Tuesday was all about change for a lot of people. During the afternoon, I was sitting on my futon, innocently checking my e-mails, and found out that I got a job offer. Instead of being relieved and excited to prove to every single relative I have that my English major was in fact worth something, I immediately burst into tears.

I'm not typically a crier, but something about the moment completely overwhelmed me and I felt inexplicably devastated. Sitting there, sobbing, I felt so ridiculous because I had no idea why I was so sad and I felt like I should have been more grateful to have a potential option.

The longer I sat there, the more I realized that it wasn't the strange city or any surprises about the job itself that had upset me. It was the fact that I may have found a plan, and the plan would include a lot of changes: moving away from Notre Dame, away from friends, away from everything that I have spent the last three and half years building.

As much as I have stressed out over the last three and a half years about finding a plan, I think I always secretly thrived on the fact that I didn't have one. For me, options and ambiguity are kind of comforting and plans have always felt limiting.

But after casually (and even proudly) proclaiming "I have no idea what I want to do with my life" thousands of times, I may have arrived at something.

I've always known that the future was coming, but it seemed so far away. Suddenly, it is getting real.

All of my pre-med friends who spent countless hours in the library and religiously attended MCAT classes will no longer be trying to get into med school.
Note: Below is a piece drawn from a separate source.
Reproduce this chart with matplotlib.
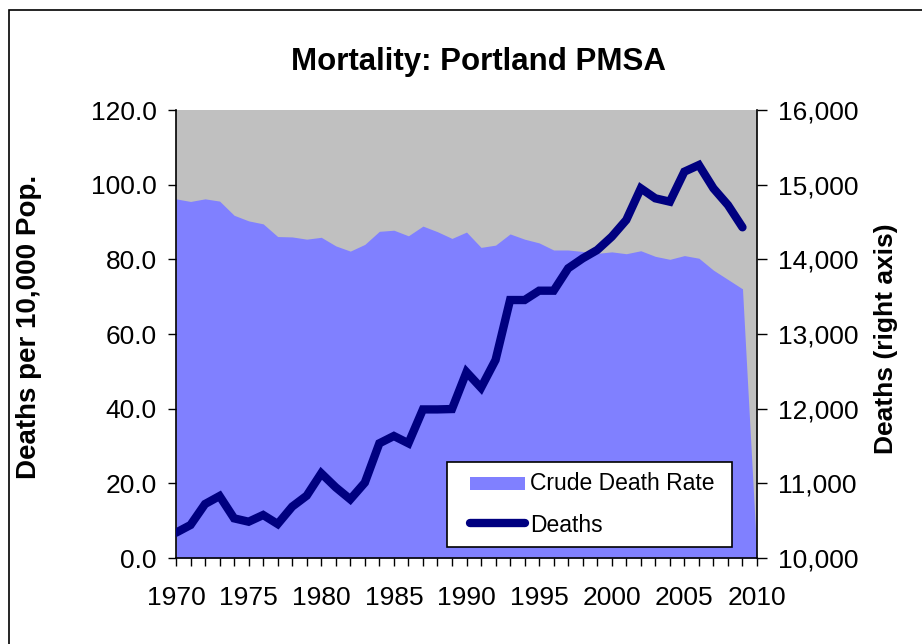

They will be in med school, and soon they will be doctors and surgeons.

My business major friends are no longer seeking temporary summer internships to help move on to something more permanent. They are looking for something permanent.

Those considering graduate school may soon be the inspiring professors - the ones that everybody knows of and talks about - in just a few years.

People who have always talked about doing service abroad or teaching abroad will actually be living abroad.

While all of these changes - or really progressions - are so obvious, they didn't seem quite as real to me until Tuesday.

Maybe there is just too much emphasis on the idea of a plan. All of the plans that I have ever made have been thwarted in some huge way that frustrated me at the time, but then ultimately lead me to the very best parts of my life. Things tend to have a way of working out.

As for me - regardless of whether or not I take this job - I plan to make the most of the rest of my senior year (and we do still have a lot of time). I'll be by The Fan, soaking in views of the dome and spending as much time as possible with the people that have made college a time of which I am scared to let go. That's a plan I can live with.